Rupert Murdoch's News Corporation was dealt an embarrassing blow yesterday as the Church of England sold its entire stake in the firm in the wake of the phone-hacking scandal.
The church is selling its £1.9m shareholding because it was not convinced that News Corp had sufficiently reformed in response to the scandal.
The decision comes after a year of negotiations between News Corp executives and the Church's Ethical Investment Advisory Group, which has been reacting to "serious concerns" among the church's investing bodies over the revelations emerging from the company's British newspapers business, News International.
The size of the Church's shareholding is tiny in a global enterprise with a market capitalisation of more than $57bn (£37bn).
But the move is hugely embarrassing for News Corp as it brackets the media empire alongside Vedanta Resources, the controversial Indian miner, which the Church sold out of in 2010 amid concerns over its human rights record.
The Church said it had previously sold out of companies "involved in military products and services, pornography, alcoholic drinks, gambling, tobacco, human embryonic cloning and high interest rate lending".
Andrew Brown, secretary of the Church Commissioners, said: "Last year's phone-hacking allegations raised some serious concerns amongst the Church's investing bodies about our holding in News Corporation.
"Our decision to disinvest was not one taken lightly and follows a year of continuous dialogue with the company, during which the EIAG put forward a number of recommendations around how corporate governance structures at News Corporation could be improved.

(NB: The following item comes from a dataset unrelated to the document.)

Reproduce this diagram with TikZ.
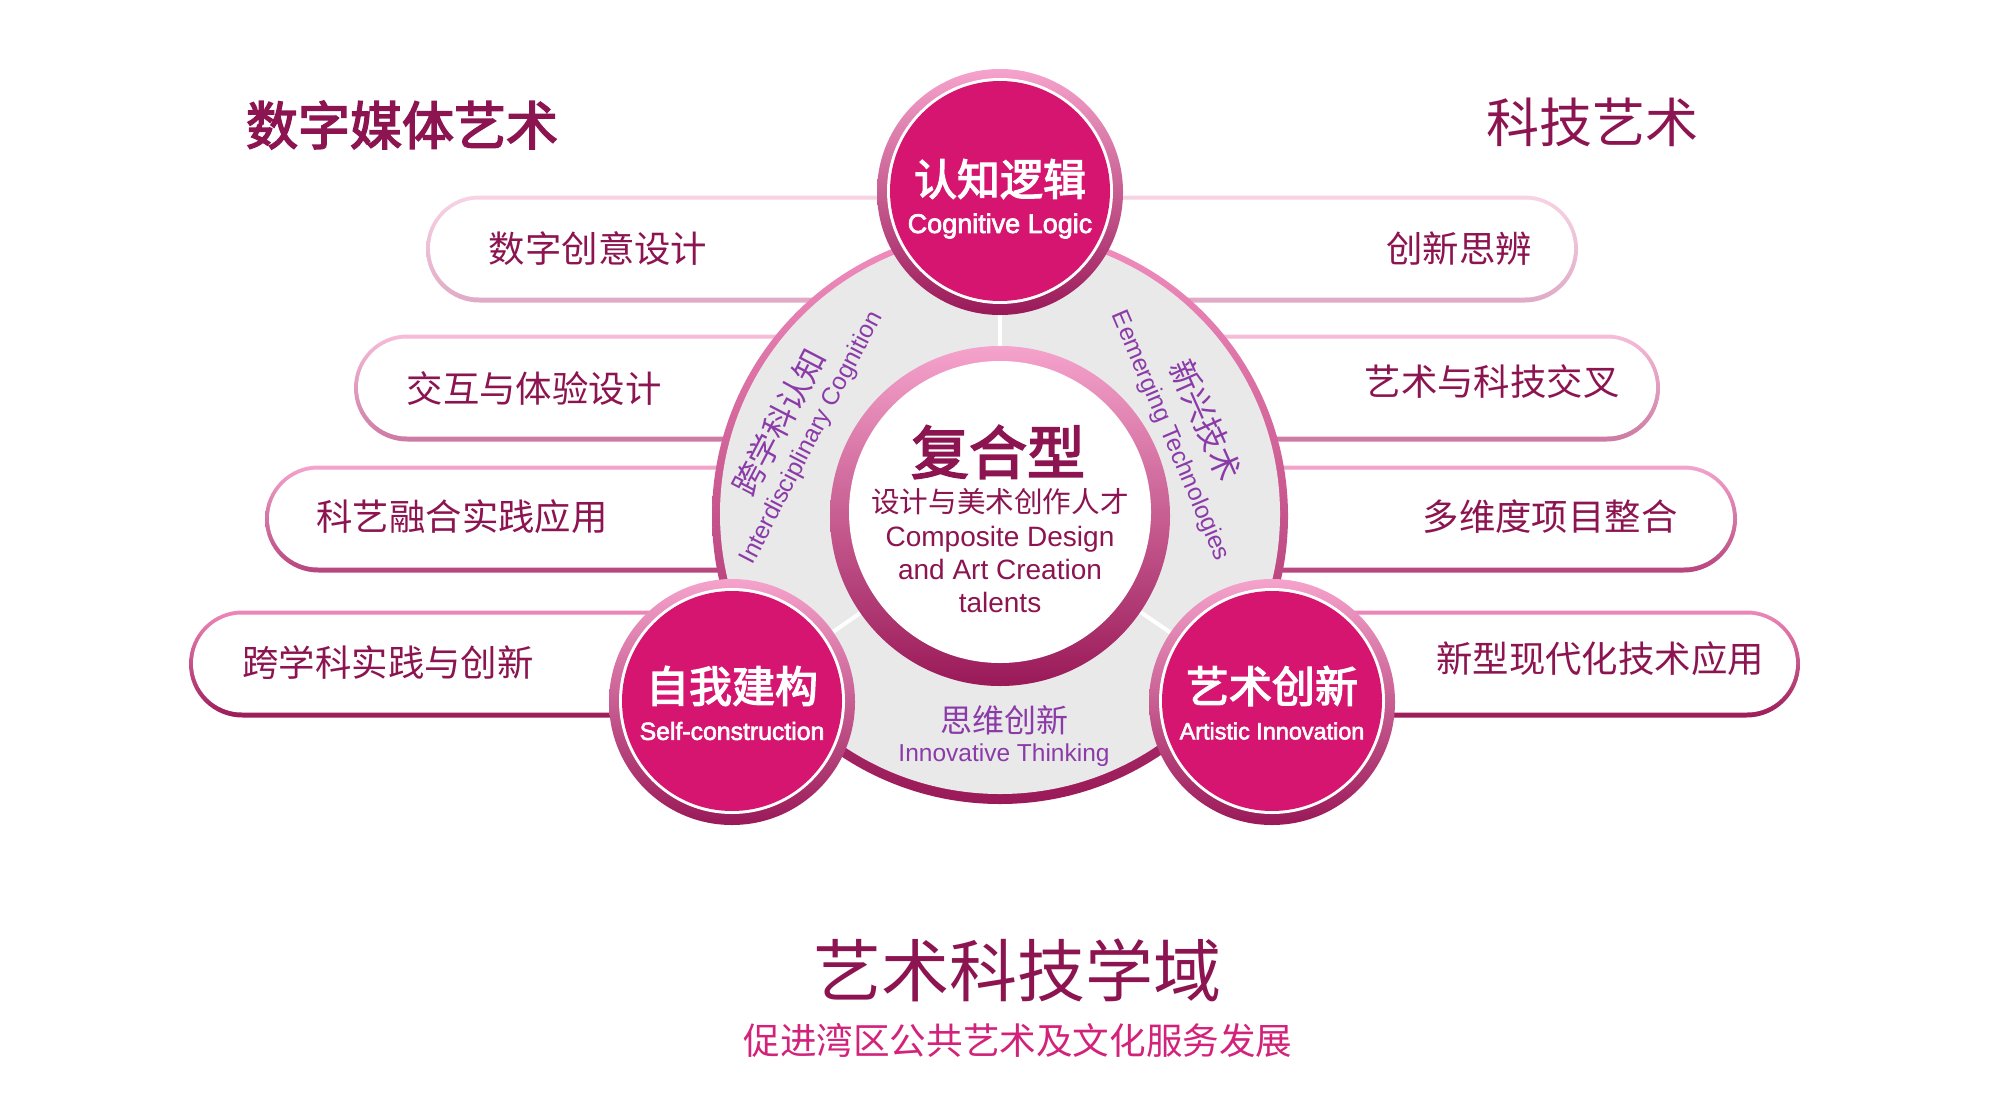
\documentclass[tikz,border=0pt]{standalone}
\usepackage{fontspec}
\setmainfont{Liberation Sans}
\newfontfamily\cjk{Noto Sans CJK SC}
\newfontfamily\cjkm{Noto Sans CJK SC}[FakeBold=3]
\newfontfamily\latinm{Liberation Sans}[FakeBold=2.5]
\usepackage{xcolor}
\usetikzlibrary{calc}

\definecolor{bordeaux}{HTML}{8C1450}
\definecolor{fuchsia}{HTML}{D5156F}
\definecolor{lie}{HTML}{9A1958}
\definecolor{rose}{HTML}{F290C0}
\definecolor{roseclair}{HTML}{F5A3CC}
\definecolor{gris}{HTML}{E9E9E9}
\definecolor{mauve}{HTML}{8B3BA8}
\definecolor{framboise}{HTML}{D2227A}
% bords des pilules
\definecolor{pAh}{HTML}{F7D3E4}\definecolor{pAb}{HTML}{E0AAC6}
\definecolor{pBh}{HTML}{F6BCD8}\definecolor{pBb}{HTML}{CC7AA3}
\definecolor{pCh}{HTML}{F3A4CC}\definecolor{pCb}{HTML}{B6457D}
\definecolor{pDh}{HTML}{EE88B9}\definecolor{pDb}{HTML}{9C1B58}

% pilule : gauche, droite, milieu, haut, bas
\newcommand{\pilule}[5]{%
  \shade[top color=#4, bottom color=#5, rounded corners=26.75pt] (#1,{#3-53.5}) rectangle (#2,{#3+53.5});
  \fill[white, rounded corners=24.5pt] ({#1+4},{#3-49.5}) rectangle ({#2-4},{#3+48.5});
}

\tikzset{
  txtpil/.style={inner sep=0pt, text=bordeaux, font=\cjk\fontsize{18.2}{21}\selectfont},
  txtcercle/.style={inner sep=0pt, text=white, font=\cjkm\fontsize{21.5}{24}\selectfont},
  txtcercleen/.style={inner sep=0pt, text=white, font=\latinm\fontsize{#1}{14}\selectfont},
  txtanneau/.style={inner sep=0pt, text=mauve, font=\cjk\fontsize{16}{18}\selectfont},
  txtanneauen/.style={inner sep=0pt, text=mauve, font=\fontsize{12.25}{14}\selectfont},
}

\begin{document}
\begin{tikzpicture}[x=0.5pt, y=-0.5pt]
\useasboundingbox (0,0) rectangle (2000,1113);

% pilules
\pilule{426}{1578}{249}{pAh}{pAb}
\pilule{354}{1660}{388}{pBh}{pBb}
\pilule{265}{1737}{519}{pCh}{pCb}
\pilule{189}{1800}{664}{pDh}{pDb}

% anneau
\coordinate (C) at (1000,516);
\coordinate (haut) at (1000,192);
\coordinate (gauche) at (732,702);
\coordinate (droite) at (1272,702);
\shade[top color=rose, bottom color=lie] (C) circle[radius=288];
\fill[gris] ($(C)+(0,-2)$) circle[radius=280];
\foreach \c in {haut,gauche,droite} \draw[white, line width=2pt] (C) -- (\c);

% textes de l'anneau
\node[txtanneau, rotate=62.5] (intercn) at (779,422) {跨学科认知};
\node[txtanneauen, rotate=62.5] (interen) at (812,438) {Interdisciplinary Cognition};
\node[txtanneau, rotate=-66] (emergcn) at (1206,420) {新兴技术};
\node[txtanneauen, rotate=-67] (emergen) at (1170,436) {Eemerging Technologies};
\node[txtanneau] (innovcn) at (1004,720) {思维创新};
\node[txtanneauen] (innoven) at (1004,755) {Innovative Thinking};

% cercle central
\shade[top color=roseclair, bottom color=lie] (C) circle[radius=170];
\fill[white] ($(C)+(0,-4)$) circle[radius=151];

% trois cercles
\foreach \c in {haut,gauche,droite}{
  \shade[top color=roseclair, bottom color=lie] (\c) circle[radius=123];
  \fill[white] ($(\c)+(0,-1)$) circle[radius=113];
  \fill[fuchsia] ($(\c)+(0,-1)$) circle[radius=110];
}

% textes des cercles
\node[txtcercle] (logiquecn) at (1000,179) {认知逻辑};
\node[txtcercleen=13.5] (logiqueen) at (1000,226) {Cognitive Logic};
\node[txtcercle] (constrcn) at (732,686) {自我建构};
\node[txtcercleen=12.4] (constren) at (732,731) {Self-construction};
\node[txtcercleen=11.7] (arten) at (1272,731) {Artistic Innovation};
\node[txtcercle] (artcn) at (1272,686) {艺术创新};

% texte central
\node[inner sep=0pt, text=bordeaux, font=\cjkm\fontsize{29}{32}\selectfont] (fuhe) at (998,452) {复合型};
\node[inner sep=0pt, text=bordeaux, font=\cjk\fontsize{14.3}{16}\selectfont] (talentcn) at (1000,502) {设计与美术创作人才};
\node[inner sep=0pt, text=bordeaux, font=\fontsize{14}{16.5}\selectfont, align=center] (talenten) at (1000,569) {Composite Design\\and Art Creation\\talents};

% textes des pilules
\node[txtpil] (p1g) at (598,249) {数字创意设计};
\node[txtpil] (p2g) at (534,389) {交互与体验设计};
\node[txtpil] (p3g) at (462,517) {科艺融合实践应用};
\node[txtpil] (p4g) at (388,663) {跨学科实践与创新};
\node[txtpil] (p1d) at (1459,249) {创新思辨};
\node[txtpil] (p2d) at (1492,382) {艺术与科技交叉};
\node[txtpil] (p3d) at (1550,517) {多维度项目整合};
\node[txtpil] (p4d) at (1600,659) {新型现代化技术应用};

% titres
\node[inner sep=0pt, text=bordeaux, font=\cjkm\fontsize{26}{30}\selectfont] (titregauche) at (402,125) {数字媒体艺术};
\node[inner sep=0pt, text=bordeaux, font=\cjk\fontsize{26.5}{30}\selectfont] (titredroite) at (1592,122) {科技艺术};
\node[inner sep=0pt, text=bordeaux, font=\cjk\fontsize{34}{38}\selectfont] (domaine) at (1017,970) {艺术科技学域};
\node[inner sep=0pt, text=framboise, font=\cjk\fontsize{18.3}{22}\selectfont] (slogan) at (1018,1040) {促进湾区公共艺术及文化服务发展};

\end{tikzpicture}
\end{document}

"However, the EIAG does not feel that the company has brought about sufficient change and we have accepted its advice to disinvest."
But the sale also threatens to overshadow surging profits this year as well as a 50 per cent rise in the News Corp share price. After a 47 per cent rise in profits to £600m in the three months to March, the firm is due to announce its latest quarterly results today.
October's shareholder meeting in Los Angeles will see Mr Murdoch under pressure from dissident investors to reduce his dominant role at the top of the company.
Two of News Corp's non-executive directors, Sir Rod Eddington, the company's senior independent director, and Andrew Knight, a former chairman of News International, recently held talks with representatives of the powerful British Local Authority Pension Fund Forum, which has backed a resolution calling for Mr Murdoch to relinquish his position as chairman and chief executive of News Corp.